### INSTRUCTIONS TO FOLLOW
Scan the material for the word "this", and copy each line where it shows up.

### MATERIAL TO PROCESS
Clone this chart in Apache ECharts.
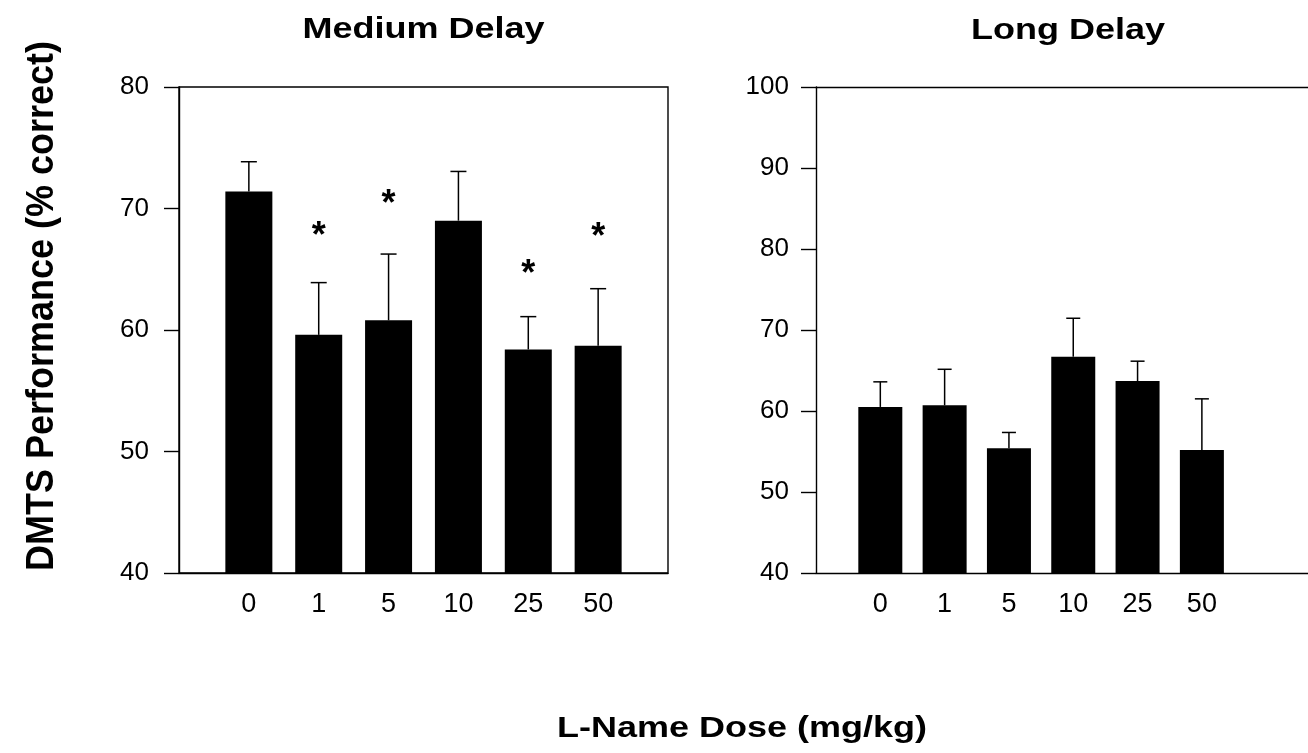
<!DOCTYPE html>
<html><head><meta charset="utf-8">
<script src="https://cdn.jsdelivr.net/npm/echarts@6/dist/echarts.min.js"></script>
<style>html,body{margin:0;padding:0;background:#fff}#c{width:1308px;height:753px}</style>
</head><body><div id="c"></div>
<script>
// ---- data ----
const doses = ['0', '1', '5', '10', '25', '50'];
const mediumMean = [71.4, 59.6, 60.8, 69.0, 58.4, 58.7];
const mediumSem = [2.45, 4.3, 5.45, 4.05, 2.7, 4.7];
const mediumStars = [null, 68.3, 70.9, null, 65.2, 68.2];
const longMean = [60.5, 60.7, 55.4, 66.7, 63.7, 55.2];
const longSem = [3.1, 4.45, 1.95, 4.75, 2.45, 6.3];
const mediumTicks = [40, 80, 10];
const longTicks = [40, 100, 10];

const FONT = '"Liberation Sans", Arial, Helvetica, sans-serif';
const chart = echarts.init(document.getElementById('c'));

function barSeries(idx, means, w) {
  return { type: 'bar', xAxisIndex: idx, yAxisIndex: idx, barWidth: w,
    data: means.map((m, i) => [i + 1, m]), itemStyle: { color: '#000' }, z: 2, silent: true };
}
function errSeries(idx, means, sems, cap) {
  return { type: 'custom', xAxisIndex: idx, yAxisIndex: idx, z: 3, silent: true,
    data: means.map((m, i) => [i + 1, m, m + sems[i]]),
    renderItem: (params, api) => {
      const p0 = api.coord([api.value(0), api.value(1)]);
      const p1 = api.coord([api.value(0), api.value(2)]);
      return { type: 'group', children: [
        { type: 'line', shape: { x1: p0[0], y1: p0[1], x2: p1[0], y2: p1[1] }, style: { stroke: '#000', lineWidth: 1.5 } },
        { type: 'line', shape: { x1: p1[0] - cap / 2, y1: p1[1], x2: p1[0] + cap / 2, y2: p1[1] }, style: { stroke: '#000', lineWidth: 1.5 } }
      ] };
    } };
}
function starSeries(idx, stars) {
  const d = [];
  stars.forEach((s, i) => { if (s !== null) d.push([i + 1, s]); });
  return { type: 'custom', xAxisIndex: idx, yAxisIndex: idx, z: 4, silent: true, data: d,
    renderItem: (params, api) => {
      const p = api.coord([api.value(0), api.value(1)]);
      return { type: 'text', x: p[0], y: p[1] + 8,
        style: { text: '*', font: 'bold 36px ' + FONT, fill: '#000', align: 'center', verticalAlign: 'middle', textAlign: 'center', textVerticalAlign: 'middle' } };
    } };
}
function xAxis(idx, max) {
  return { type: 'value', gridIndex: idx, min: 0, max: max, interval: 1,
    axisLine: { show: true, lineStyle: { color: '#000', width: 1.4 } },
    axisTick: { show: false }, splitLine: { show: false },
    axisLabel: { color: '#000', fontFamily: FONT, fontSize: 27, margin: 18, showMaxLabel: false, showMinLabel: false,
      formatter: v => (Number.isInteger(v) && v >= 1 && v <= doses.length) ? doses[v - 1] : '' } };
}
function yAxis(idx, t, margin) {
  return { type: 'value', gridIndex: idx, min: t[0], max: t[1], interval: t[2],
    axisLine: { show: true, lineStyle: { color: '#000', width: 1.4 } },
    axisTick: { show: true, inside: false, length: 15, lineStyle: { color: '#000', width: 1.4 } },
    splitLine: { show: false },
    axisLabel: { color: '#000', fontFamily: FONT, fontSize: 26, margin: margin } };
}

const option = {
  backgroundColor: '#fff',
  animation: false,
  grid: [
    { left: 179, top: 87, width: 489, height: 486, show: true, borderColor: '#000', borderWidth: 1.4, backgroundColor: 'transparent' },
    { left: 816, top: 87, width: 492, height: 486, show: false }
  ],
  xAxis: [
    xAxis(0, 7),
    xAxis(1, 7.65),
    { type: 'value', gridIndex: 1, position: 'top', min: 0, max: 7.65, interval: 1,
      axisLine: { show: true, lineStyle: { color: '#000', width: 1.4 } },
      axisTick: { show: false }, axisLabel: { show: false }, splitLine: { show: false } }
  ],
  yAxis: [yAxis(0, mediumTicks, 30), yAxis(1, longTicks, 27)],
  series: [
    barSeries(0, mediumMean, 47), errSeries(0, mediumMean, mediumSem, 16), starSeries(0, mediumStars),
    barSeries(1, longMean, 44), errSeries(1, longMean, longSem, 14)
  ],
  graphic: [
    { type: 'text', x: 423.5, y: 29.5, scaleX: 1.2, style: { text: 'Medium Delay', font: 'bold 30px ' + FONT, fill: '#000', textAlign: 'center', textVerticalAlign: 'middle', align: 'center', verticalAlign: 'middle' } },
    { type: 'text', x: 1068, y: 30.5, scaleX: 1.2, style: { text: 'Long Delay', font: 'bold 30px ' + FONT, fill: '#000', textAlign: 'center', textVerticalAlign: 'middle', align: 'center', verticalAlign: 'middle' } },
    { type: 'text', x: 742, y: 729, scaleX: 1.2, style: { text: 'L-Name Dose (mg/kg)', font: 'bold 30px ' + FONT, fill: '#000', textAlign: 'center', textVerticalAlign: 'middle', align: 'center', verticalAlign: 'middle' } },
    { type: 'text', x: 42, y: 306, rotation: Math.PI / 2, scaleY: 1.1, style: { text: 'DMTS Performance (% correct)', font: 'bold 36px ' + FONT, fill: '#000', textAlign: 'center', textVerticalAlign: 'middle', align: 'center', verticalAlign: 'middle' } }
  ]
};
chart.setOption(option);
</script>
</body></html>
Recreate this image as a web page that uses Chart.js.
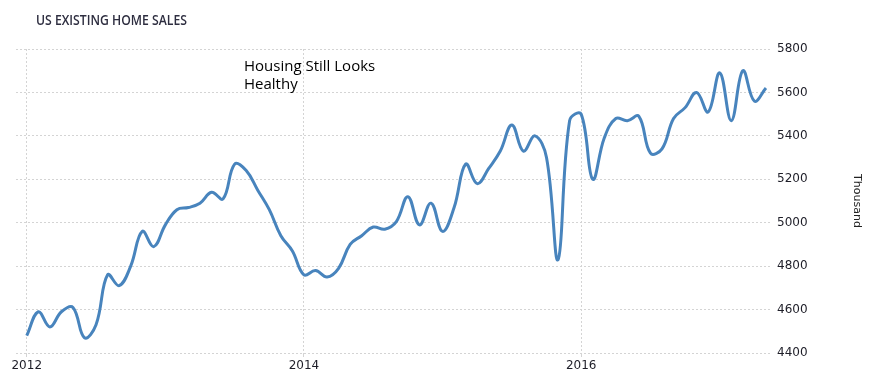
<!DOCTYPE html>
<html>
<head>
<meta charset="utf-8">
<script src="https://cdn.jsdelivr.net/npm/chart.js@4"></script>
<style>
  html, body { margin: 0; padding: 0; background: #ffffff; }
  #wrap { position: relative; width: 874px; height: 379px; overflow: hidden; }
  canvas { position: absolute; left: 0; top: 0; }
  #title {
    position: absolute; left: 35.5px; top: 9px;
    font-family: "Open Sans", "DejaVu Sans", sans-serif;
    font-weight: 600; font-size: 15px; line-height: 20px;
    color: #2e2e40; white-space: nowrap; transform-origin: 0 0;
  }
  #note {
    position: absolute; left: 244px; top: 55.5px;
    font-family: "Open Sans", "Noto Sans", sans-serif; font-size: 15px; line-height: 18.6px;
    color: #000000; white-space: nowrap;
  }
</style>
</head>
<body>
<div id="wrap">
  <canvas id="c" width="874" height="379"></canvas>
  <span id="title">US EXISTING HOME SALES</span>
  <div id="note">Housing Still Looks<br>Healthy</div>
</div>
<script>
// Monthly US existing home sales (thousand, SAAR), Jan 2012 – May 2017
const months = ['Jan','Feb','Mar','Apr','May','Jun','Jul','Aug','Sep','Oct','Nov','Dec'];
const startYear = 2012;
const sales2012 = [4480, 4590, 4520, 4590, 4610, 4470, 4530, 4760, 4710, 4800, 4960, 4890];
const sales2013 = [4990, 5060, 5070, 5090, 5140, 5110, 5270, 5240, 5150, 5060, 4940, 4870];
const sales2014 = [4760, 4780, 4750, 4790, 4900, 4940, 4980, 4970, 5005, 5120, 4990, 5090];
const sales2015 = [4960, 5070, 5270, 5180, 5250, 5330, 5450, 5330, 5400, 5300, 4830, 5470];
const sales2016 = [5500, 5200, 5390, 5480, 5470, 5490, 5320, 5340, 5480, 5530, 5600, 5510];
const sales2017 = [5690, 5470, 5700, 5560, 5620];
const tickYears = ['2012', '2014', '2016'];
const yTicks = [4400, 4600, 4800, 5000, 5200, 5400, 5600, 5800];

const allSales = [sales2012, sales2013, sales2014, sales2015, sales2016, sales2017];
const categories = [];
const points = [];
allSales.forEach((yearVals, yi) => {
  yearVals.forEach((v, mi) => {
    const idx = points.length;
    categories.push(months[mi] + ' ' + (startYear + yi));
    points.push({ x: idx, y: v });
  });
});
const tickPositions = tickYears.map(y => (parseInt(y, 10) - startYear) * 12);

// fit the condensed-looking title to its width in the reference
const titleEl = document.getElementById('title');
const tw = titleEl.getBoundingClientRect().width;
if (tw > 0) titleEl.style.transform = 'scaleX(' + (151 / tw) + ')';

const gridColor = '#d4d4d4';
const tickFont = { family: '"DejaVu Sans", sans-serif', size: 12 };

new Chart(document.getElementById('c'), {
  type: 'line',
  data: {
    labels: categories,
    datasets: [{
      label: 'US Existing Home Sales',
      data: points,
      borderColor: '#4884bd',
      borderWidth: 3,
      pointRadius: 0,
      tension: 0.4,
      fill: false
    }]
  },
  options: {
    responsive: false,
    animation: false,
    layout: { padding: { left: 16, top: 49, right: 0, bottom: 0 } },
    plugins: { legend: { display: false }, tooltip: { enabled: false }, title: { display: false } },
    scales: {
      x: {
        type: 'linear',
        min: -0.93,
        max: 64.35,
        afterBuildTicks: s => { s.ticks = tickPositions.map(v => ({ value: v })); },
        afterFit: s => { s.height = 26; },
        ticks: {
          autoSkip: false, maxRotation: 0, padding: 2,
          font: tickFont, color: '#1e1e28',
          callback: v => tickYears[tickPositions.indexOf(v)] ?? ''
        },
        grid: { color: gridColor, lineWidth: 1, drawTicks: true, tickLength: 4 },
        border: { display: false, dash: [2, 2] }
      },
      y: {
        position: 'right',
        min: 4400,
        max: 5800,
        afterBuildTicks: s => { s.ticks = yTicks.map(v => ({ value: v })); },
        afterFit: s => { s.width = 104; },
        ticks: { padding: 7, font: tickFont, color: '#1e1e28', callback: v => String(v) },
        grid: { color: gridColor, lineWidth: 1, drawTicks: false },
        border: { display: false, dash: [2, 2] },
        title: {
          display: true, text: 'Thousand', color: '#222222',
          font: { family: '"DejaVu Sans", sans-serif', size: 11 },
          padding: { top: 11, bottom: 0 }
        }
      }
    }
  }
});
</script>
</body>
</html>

### THE REPLY
Clone this chart in Apache ECharts.
Recreate this image as a web page that uses Chart.js.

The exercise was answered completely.